Bi-partisan Corruption
 
Bi-partisan UNP-SLFP/JO Corruption is at the root of many of the political, economic and social ills in the country at this time, including lack of a peace dividend, widening economic inequality and a growing urban-rural divide; just go to the Galle Face Lux Condo- Shangri-La strip and then a village in the northeast and feel the difference. Decent jobs, a living wage, absence of meritocracy and inclusion are collateral damage of a political culture of bi-partisan corruption networks and money politics.  However, the economic diagnostics and policy documents prepared by various international developments consultants and the Millennium Challenge Corporation (MCC) that is writing economic and trade policy for the Prime Minister’s office, including the Vision 2025 and the Budget 2017 that waxes eloquent about blue-green development fails to mention political corruption and rent seeking – the elephant in the room -as the root cause for lack of FDI and growth in the real economy.

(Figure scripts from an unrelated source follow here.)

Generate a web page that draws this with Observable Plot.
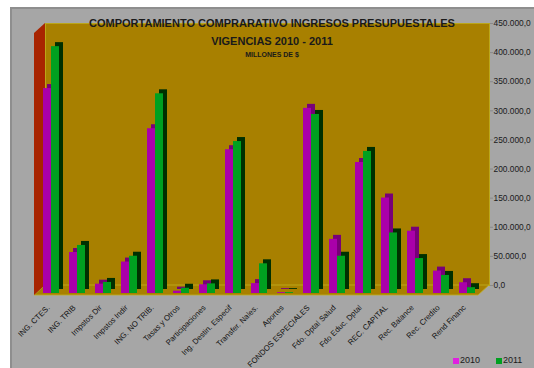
<!DOCTYPE html>
<html><head><meta charset="utf-8">
<script src="https://cdn.jsdelivr.net/npm/d3@7"></script>
<script src="https://cdn.jsdelivr.net/npm/@observablehq/plot@0.6"></script>
<style>
html,body{margin:0;padding:0;background:#fff;width:534px;height:368px;overflow:hidden;font-family:"Liberation Sans",Arial,sans-serif;}
#panel{position:absolute;left:10px;top:7px;width:524px;height:361px;background:#a6a6a6;border-top:2px solid #8e8e8e;border-left:2px solid #8e8e8e;box-sizing:border-box;}
#chart{position:absolute;left:0;top:0;}
.t{position:absolute;left:0;width:544px;text-align:center;font-weight:bold;color:#1a1a1a;white-space:nowrap;}
#legend{position:absolute;top:355px;left:0;font-size:9px;color:#1a1a1a;}
.sw{position:absolute;width:6px;height:6px;top:3px;}
.lt{position:absolute;top:0px;}
</style></head>
<body>
<div id="panel"></div>
<div id="chart"></div>
<div class="t" style="top:17px;font-size:11px;">COMPORTAMIENTO COMPRARATIVO INGRESOS PRESUPUESTALES</div>
<div class="t" style="top:35px;font-size:11px;">VIGENCIAS 2010 - 2011</div>
<div class="t" style="top:51px;font-size:7px;">MILLONES DE $</div>
<div id="legend">
  <div class="sw" style="left:453px;background:#e020e0"></div><div class="lt" style="left:460px">2010</div>
  <div class="sw" style="left:496px;background:#00a020"></div><div class="lt" style="left:503px">2011</div>
</div>
<script>
const categories = ["ING. CTES.","ING. TRIB","Impstos Dir","Impstos Indir","ING. NO TRIB.","Tasas y Otros","Participaciones","Ing. Destin. Especif","Transfer. Nales.","Aportes","FONDOS ESPECIALES","Fdo. Dptal Salud","Fdo Educ. Dptal","REC. CAPITAL","Rec. Balance","Rec. Credito","Rend Financ"];
const values2010 = [352000,70400,16000,54000,283000,4000,15000,247000,17000,1500,318000,93000,225000,164000,107000,38500,18500];
const values2011 = [424000,82500,19000,64000,343000,9000,16500,261000,51000,1500,307500,64000,244000,104000,60000,31000,10000];
const yTicks = [0,50000,100000,150000,200000,250000,300000,350000,400000,450000];

const d2010 = categories.map((c,i)=>({cat:c, value:values2010[i]}));
const d2011 = categories.map((c,i)=>({cat:c, value:values2011[i]}));
const fmt = d3.formatLocale({decimal:",", thousands:".", grouping:[3], currency:["$",""]}).format(",.1f");

const bar = (data, fill, dx, dy) => Plot.barY(data, {x:"cat", y:"value", fill, insetLeft:9, insetRight:9, dx, dy});

const plot = Plot.plot({
  width:534, height:340,
  marginLeft:45, marginRight:45, marginTop:23, marginBottom:55,
  style:{background:"transparent", fontFamily:"'Liberation Sans', Arial, sans-serif", overflow:"visible"},
  x:{domain:categories, padding:0, axis:null, label:null},
  y:{domain:[0,450000], axis:null, label:null},
  marks:[
    Plot.frame({fill:"#a88000", stroke:"#bba619", strokeWidth:1}),
    bar(d2010, "#780078", -8, 4),
    bar(d2010, "#aa00aa", -12, 8),
    bar(d2011, "#003000", 0, 4),
    bar(d2011, "#00a020", -4, 8),
    Plot.axisY(yTicks, {anchor:"right", label:null, tickFormat:fmt, tickSize:3, tickPadding:1, fontSize:8.4, color:"#1a1a1a", stroke:"#8a8a8a"}),
    Plot.axisX({anchor:"bottom", label:null, tickSize:0, tickPadding:0, tickRotate:-45, fontSize:7.8, fill:"#111", dx:-11, dy:21})
  ]
});
document.getElementById("chart").appendChild(plot);

// 3D floor and side wall, placed with the plot's own scales
const y = plot.scale("y");
const y0 = y.apply(0), yTop = y.apply(450000);
const xl = 45, xr = 534 - 45;
const firstBar = plot.querySelector('[aria-label="bar"]');
const g = document.createElementNS("http://www.w3.org/2000/svg","g");
plot.insertBefore(g, firstBar);
const gg = d3.select(g);
gg.append("polygon").attr("points", `${xl},${y0} ${xr},${y0} ${xr-11},${y0+10} ${xl-11},${y0+10}`)
  .attr("fill","#a88000").attr("stroke","#c2b020").attr("stroke-width",0.8);
gg.append("polygon").attr("points", `${xl},${yTop} ${xl},${y0} ${xl-11},${y0+10} ${xl-11},${yTop+10}`)
  .attr("fill","#a82400");
</script>
</body></html>
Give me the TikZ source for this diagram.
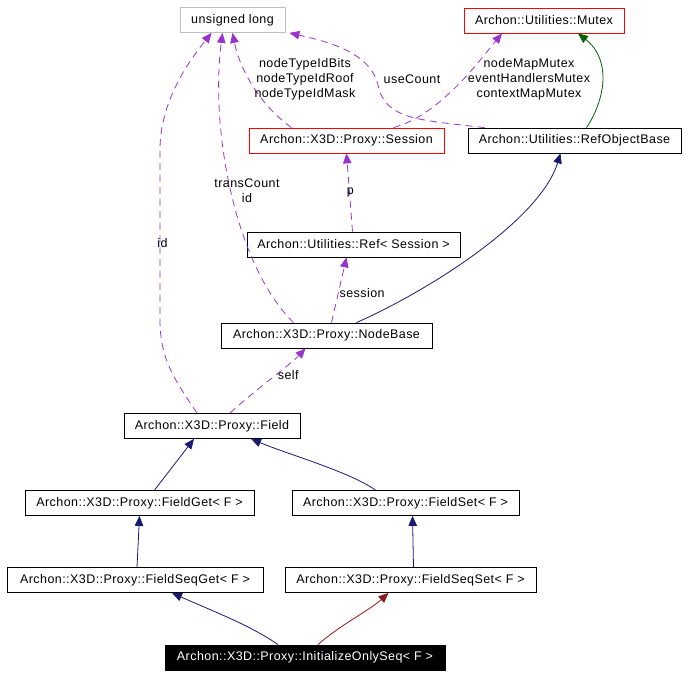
\documentclass[tikz,border=0pt]{standalone}
\usepackage{fontspec}
\setmainfont[LetterSpace=3.5]{Liberation Sans}
\usetikzlibrary{arrows.meta}
\definecolor{dxnavy}{RGB}{25,25,112}
\definecolor{dxred}{RGB}{139,26,26}
\definecolor{dxgreen}{RGB}{0,100,0}
\definecolor{dxuse}{RGB}{154,50,205}
\definecolor{dxgray}{RGB}{191,191,191}
\definecolor{dxbox}{RGB}{255,0,0}

\begin{document}
\begin{tikzpicture}[
  x=1pt, y=-1pt, line width=0.8pt,
  font=\fontsize{12.5}{14}\selectfont,
  cls/.style={draw=black, fill=white, inner sep=0pt, minimum height=25pt},
  hot/.style={cls, draw=dxbox},
  inh/.style={-{Triangle[length=10pt,width=8.5pt]}, dxnavy},
  use/.style={-{Triangle[length=10pt,width=8.5pt]}, dxuse, dash pattern=on 7pt off 5pt},
  lbl/.style={align=center, inner sep=0pt, text=black, font=\fontsize{12.5}{15}\selectfont}
]
\useasboundingbox (0,0) rectangle (688,677);

\node[cls, draw=dxgray, minimum width=105pt] (ulong) at (232.5,20) {unsigned long};
\node[hot, minimum width=160pt] (mutex) at (544,20.5) {Archon::Utilities::Mutex};
\node[hot, minimum width=195pt] (session) at (346.5,140.5) {Archon::X3D::Proxy::Session};
\node[cls, minimum width=213pt] (refobj) at (574.5,140.5) {Archon::Utilities::RefObjectBase};
\node[cls, minimum width=213pt] (ref) at (353.5,244.5) {Archon::Utilities::Ref< Session >};
\node[cls, minimum width=211pt] (nodebase) at (326.5,335.5) {Archon::X3D::Proxy::NodeBase};
\node[cls, minimum width=176pt] (field) at (212,426) {Archon::X3D::Proxy::Field};
\node[cls, minimum width=229pt] (fieldget) at (139.5,503) {Archon::X3D::Proxy::FieldGet< F >};
\node[cls, minimum width=227pt] (fieldset) at (405.5,503) {Archon::X3D::Proxy::FieldSet< F >};
\node[cls, minimum width=256pt] (seqget) at (135,580) {Archon::X3D::Proxy::FieldSeqGet< F >};
\node[cls, minimum width=251pt] (seqset) at (410.5,580) {Archon::X3D::Proxy::FieldSeqSet< F >};
\node[cls, fill=black, text=white, minimum width=280pt] (initseq) at (305,657.5)
  {Archon::X3D::Proxy::InitializeOnlySeq< F >};

% inheritance
\draw[inh] ([xshift=-27pt]initseq.north) .. controls (250,625) and (210,610) .. ([xshift=37pt]seqget.south);
\draw[inh, dxred] ([xshift=13pt]initseq.north) .. controls (340,625) and (370,610) .. ([xshift=-22pt]seqset.south);
\draw[inh] ([xshift=2pt]seqget.north) -- (fieldget.south);
\draw[inh] ([xshift=3pt]seqset.north) -- ([xshift=7pt]fieldset.south);
\draw[inh] ([xshift=15pt]fieldget.north) -- ([xshift=-18pt]field.south);
\draw[inh] ([xshift=-30pt]fieldset.north) .. controls (350,472) and (290,455) .. ([xshift=39pt]field.south);
\draw[inh] ([xshift=30pt]nodebase.north) .. controls (430,290) and (540,220) .. ([xshift=-14pt]refobj.south);
\draw[inh, dxgreen] ([xshift=12pt]refobj.north) .. controls (605,100) and (612,60) .. ([xshift=34pt]mutex.south);

% usage
\draw[use] ([xshift=18pt]field.north) .. controls (255,390) and (290,365) .. node[lbl, pos=0.55, right=2pt] (lself) {self} ([xshift=-21pt]nodebase.south);
\draw[use] ([xshift=-15pt]field.north) .. controls (175,380) and (160,360) .. (160,320)
  -- node[lbl, pos=0.45, right=-3pt] (lid) {id} (160,150) .. controls (160,100) and (190,60) .. ([xshift=-21pt]ulong.south);
\draw[use] ([xshift=-33pt]nodebase.north) .. controls (235,265) and (210,130) .. ([xshift=-10pt]ulong.south);
\node[lbl] (ltrans) at (247,191) {transCount\\id};
\draw[use] ([xshift=5pt]nodebase.north) -- node[lbl, pos=0.45, right=1pt] (lsession) {session} ([xshift=-7pt]ref.south);
\draw[use] ([xshift=-1pt]ref.north) -- node[lbl, pos=0.5, right=-3pt] (lp) {p} (session.south);
\draw[use] ([xshift=-55pt]session.north) .. controls (260,105) and (240,70) .. (ulong.south);
\node[lbl] (ltype) at (305,79) {nodeTypeIdBits\\nodeTypeIdRoof\\nodeTypeIdMask};
\draw[use] ([xshift=47pt]session.north) .. controls (440,115) and (480,60) .. ([xshift=-42pt]mutex.south);
\node[lbl] (lmutex) at (529,79) {nodeMapMutex\\eventHandlersMutex\\contextMapMutex};
\draw[use] ([xshift=-90pt]refobj.north) .. controls (420,120) and (385,120) .. (378,85)
  .. controls (370,50) and (320,40) .. ([xshift=4pt]ulong.south east);
\node[lbl] (lcount) at (412,79) {useCount};
\end{tikzpicture}
\end{document}
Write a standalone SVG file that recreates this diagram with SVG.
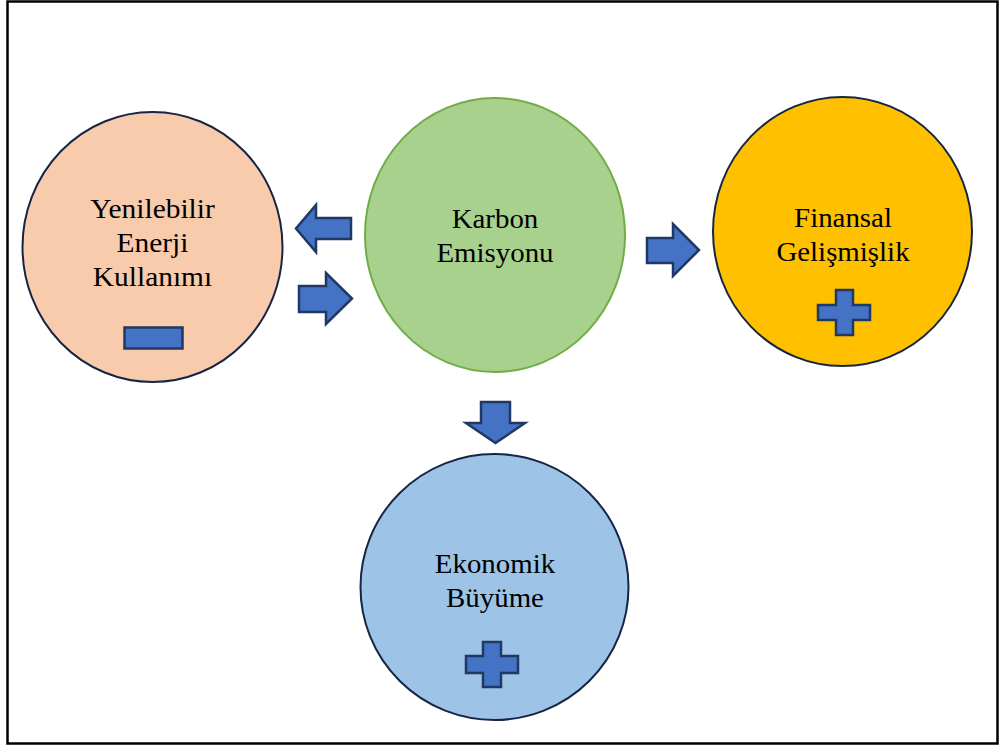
<svg xmlns="http://www.w3.org/2000/svg" width="1000" height="747" viewBox="0 0 1000 747">
<style>
.node{stroke-width:2}
.lbl{font-family:"Liberation Serif","Times New Roman",serif;font-size:27px;fill:#000;text-anchor:middle}
.sym{fill:#4472C4;stroke:#1F3864;stroke-width:2.5;stroke-linejoin:miter}
</style>
<rect x="0" y="0" width="1000" height="747" fill="#fff"/>
<rect x="7.5" y="1.5" width="990" height="742" fill="none" stroke="#000" stroke-width="2.5"/>
<g id="yenilebilir">
<ellipse class="node" cx="152.5" cy="247" rx="130" ry="135" fill="#F8CBAD" stroke="#172545"/>
<g transform="translate(152.5,0) scale(1.09,1)">
<text class="lbl" x="0" y="218">Yenilebilir</text>
<text class="lbl" x="0" y="252">Enerji</text>
<text class="lbl" x="0" y="286">Kullanımı</text>
</g>
<rect class="sym" x="124.5" y="327.5" width="58" height="21"/>
</g>
<g id="karbon">
<ellipse class="node" cx="495" cy="235" rx="130" ry="137" fill="#A9D18E" stroke="#70AD47"/>
<g transform="translate(495,0) scale(1.07,1)">
<text class="lbl" x="0" y="228">Karbon</text>
<text class="lbl" x="0" y="262">Emisyonu</text>
</g>
</g>
<g id="finansal">
<ellipse class="node" cx="842.5" cy="231.5" rx="129.5" ry="134.5" fill="#FFC000" stroke="#172545"/>
<g transform="translate(843,0) scale(1.07,1)">
<text class="lbl" x="0" y="227">Finansal</text>
<text class="lbl" x="0" y="261">Gelişmişlik</text>
</g>
<path class="sym" d="M836,290 H853 V305 H870 V320 H853 V335 H836 V320 H818 V305 H836 Z"/>
</g>
<g id="ekonomik">
<ellipse class="node" cx="494.5" cy="587" rx="134" ry="133" fill="#9DC3E6" stroke="#172545"/>
<g transform="translate(495,0) scale(1.07,1)">
<text class="lbl" x="0" y="573">Ekonomik</text>
<text class="lbl" x="0" y="607">Büyüme</text>
</g>
<path class="sym" d="M483,642 H501 V656 H518 V673 H501 V687 H483 V673 H466 V656 H483 Z"/>
</g>
<g id="connectors">
<path class="sym" d="M351,218 H316 V205 L296,228.5 L316,252 V239 H351 Z"/>
<path class="sym" d="M299,286 H326 V273 L352,298.5 L326,324 V312 H299 Z"/>
<path class="sym" d="M647,238 H673 V224 L699,250 L673,276 V263 H647 Z"/>
<path class="sym" d="M481,402 H510 V423 H525 L495.5,443 L466,423 H481 Z"/>
</g>
</svg>
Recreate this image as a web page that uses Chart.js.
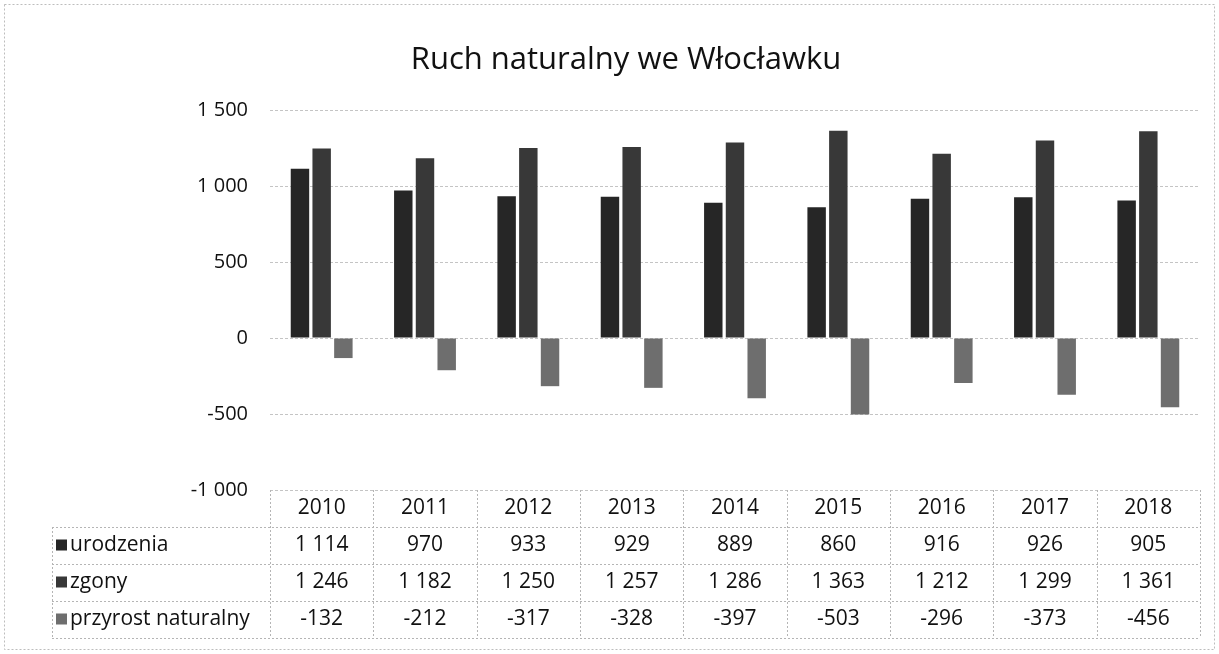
<!DOCTYPE html>
<html>
<head>
<meta charset="utf-8">
<script src="https://cdn.jsdelivr.net/npm/chart.js@4/dist/chart.umd.min.js"></script>
<style>
  html, body { margin: 0; padding: 0; background: #fff; }
  #wrap { width: 1219px; height: 654px; }
</style>
</head>
<body>
<div id="wrap"><canvas id="chart" width="1219" height="654"></canvas></div>
<script>
// Data
const years = ['2010', '2011', '2012', '2013', '2014', '2015', '2016', '2017', '2018'];
const urodzenia = [1114, 970, 933, 929, 889, 860, 916, 926, 905];
const zgony = [1246, 1182, 1250, 1257, 1286, 1363, 1212, 1299, 1361];
const przyrost = [-132, -212, -317, -328, -397, -503, -296, -373, -456];
const seriesNames = ['urodzenia', 'zgony', 'przyrost naturalny'];
const seriesColors = ['#262626', '#383838', '#6e6e6e'];
const yTicks = [-1000, -500, 0, 500, 1000, 1500];

const FONT = '"Open Sans", "Noto Sans", sans-serif';

function fmt(v) {
    const s = Math.abs(v).toString();
    const out = s.length > 3 ? s.slice(0, s.length - 3) + ' ' + s.slice(-3) : s;
    return (v < 0 ? '-' : '') + out;
}

// draws title, outer frame and the data table under the plot
const extrasPlugin = {
    id: 'extras',
    afterDraw(chart) {
        const ctx = chart.ctx;
        const area = chart.chartArea;
        const x = chart.scales.x;
        const W = chart.width, H = chart.height;
        ctx.save();

        // outer frame
        ctx.strokeStyle = '#bdbdbd';
        ctx.lineWidth = 1;
        ctx.setLineDash([2, 2]);
        ctx.strokeRect(4.5, 4.5, W - 9, H - 9);

        // title
        ctx.setLineDash([]);
        ctx.fillStyle = '#111';
        ctx.font = '31px ' + FONT;
        ctx.textAlign = 'center';
        ctx.textBaseline = 'middle';
        ctx.fillText('Ruch naturalny we Włocławku', 626, 60);

        // data table
        const colW = (area.right - area.left) / years.length;
        const top = area.bottom;
        const rowH = 37;
        const legLeft = 52;
        ctx.strokeStyle = '#b5b5b5';
        ctx.setLineDash([2, 2]);
        ctx.beginPath();
        // vertical lines
        for (let i = 0; i <= years.length; i++) {
            const lx = Math.round(area.left + i * colW) + 0.5;
            ctx.moveTo(lx, top);
            ctx.lineTo(lx, top + rowH * 4);
        }
        ctx.moveTo(legLeft + 0.5, top + rowH);
        ctx.lineTo(legLeft + 0.5, top + rowH * 4);
        // horizontal lines
        for (let r = 1; r <= 4; r++) {
            const ly = Math.round(top + r * rowH) + 0.5;
            ctx.moveTo(legLeft, ly);
            ctx.lineTo(area.right, ly);
        }
        ctx.stroke();
        ctx.setLineDash([]);

        ctx.font = '21px ' + FONT;
        ctx.fillStyle = '#111';
        ctx.textAlign = 'center';
        years.forEach((y, i) => {
            ctx.fillText(y, x.getPixelForValue(i), top + rowH / 2);
        });
        const rows = [urodzenia, zgony, przyrost];
        rows.forEach((vals, r) => {
            const cy = top + rowH * (r + 1) + rowH / 2;
            ctx.fillStyle = seriesColors[r];
            ctx.fillRect(legLeft + 4, cy - 6, 11, 11);
            ctx.fillStyle = '#111';
            ctx.textAlign = 'left';
            ctx.fillText(seriesNames[r], legLeft + 18, cy);
            ctx.textAlign = 'center';
            vals.forEach((v, i) => {
                ctx.fillText(fmt(v), x.getPixelForValue(i), cy);
            });
        });
        ctx.restore();
    }
};

new Chart(document.getElementById('chart'), {
    type: 'bar',
    data: {
        labels: years,
        datasets: [
            { label: seriesNames[0], data: urodzenia, backgroundColor: seriesColors[0] },
            { label: seriesNames[1], data: zgony, backgroundColor: seriesColors[1] },
            { label: seriesNames[2], data: przyrost, backgroundColor: seriesColors[2] }
        ]
    },
    options: {
        responsive: false,
        animation: false,
        layout: { padding: { left: 0, right: 19, top: 110, bottom: 164 } },
        datasets: { bar: { categoryPercentage: 0.63, barPercentage: 0.85 } },
        plugins: {
            legend: { display: false },
            title: { display: false },
            tooltip: { enabled: false }
        },
        scales: {
            x: { display: false },
            y: {
                min: -1000,
                max: 1500,
                afterFit(scale) { scale.width = 270; },
                afterBuildTicks(scale) { scale.ticks = yTicks.map(v => ({ value: v })); },
                border: { display: false, dash: [3, 2] },
                grid: { color: '#c4c4c4', drawTicks: false },
                ticks: {
                    padding: 22,
                    color: '#111',
                    font: { family: FONT, size: 20 },
                    callback: v => fmt(v)
                }
            }
        }
    },
    plugins: [extrasPlugin]
});
</script>
</body>
</html>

As Sri Lanka wallows in debt caused primarily by bi-partisan corruption and poor financial governance by the two dominant political parties, the UNP and SLFP (including Joint Opposition), UNP thieves appear to be protecting SLFP thieves, while all parties try not to embarrass their respective foreign aid donors. Hence, the National Audit Bill which would help to recover funds skimmed from various development projects and stored in off shore accounts by UNP and SLFP politicians and their crony networks, in order to pay down some of the national debt has not been passed 3 years after the Good Governance regime came to power. Rather taxes on the common people have been increased on the behest of IMF.

White Elephant Infrastructure and Fake Development ‘Aid for Trade’

Former head of the Reserve Bank of India Raghuram G. Rajan and Arvind Subramanian, both respected economists, have argued in a widely read paper that; “one of the most important and intriguing puzzles in economics is, why it is so hard to find a robust effect of aid on the long-term growth of poor countries, even those with good policies” (2006). They suggested that aid inflows have systematic adverse effects on a country’s competitiveness, as reflected in the lower relative growth rate of labor intensive and exporting industries, as well as a lower growth rate of the manufacturing sector as a whole. They provided evidence suggesting that the channel for these effects is a real exchange rate overvaluation caused by aid inflow.

But one of the more insidious aspects of aid induced Dutch Disease is indexed in increase in aid-related corruption, rent-seeking, and lack of economic development policy ownership by ‘aid’-dependent countries that results in building of white elephant infrastructure such as in Hambantota, and development disasters such as the Uma Oya project, that fail to meet local people’s development needs and priorities in an environmentally sustainable manner. This is primarily due to marginalization of local and national expertise, and lack of transparency, accountability by aid donors to local civil society in the development aid enterprise.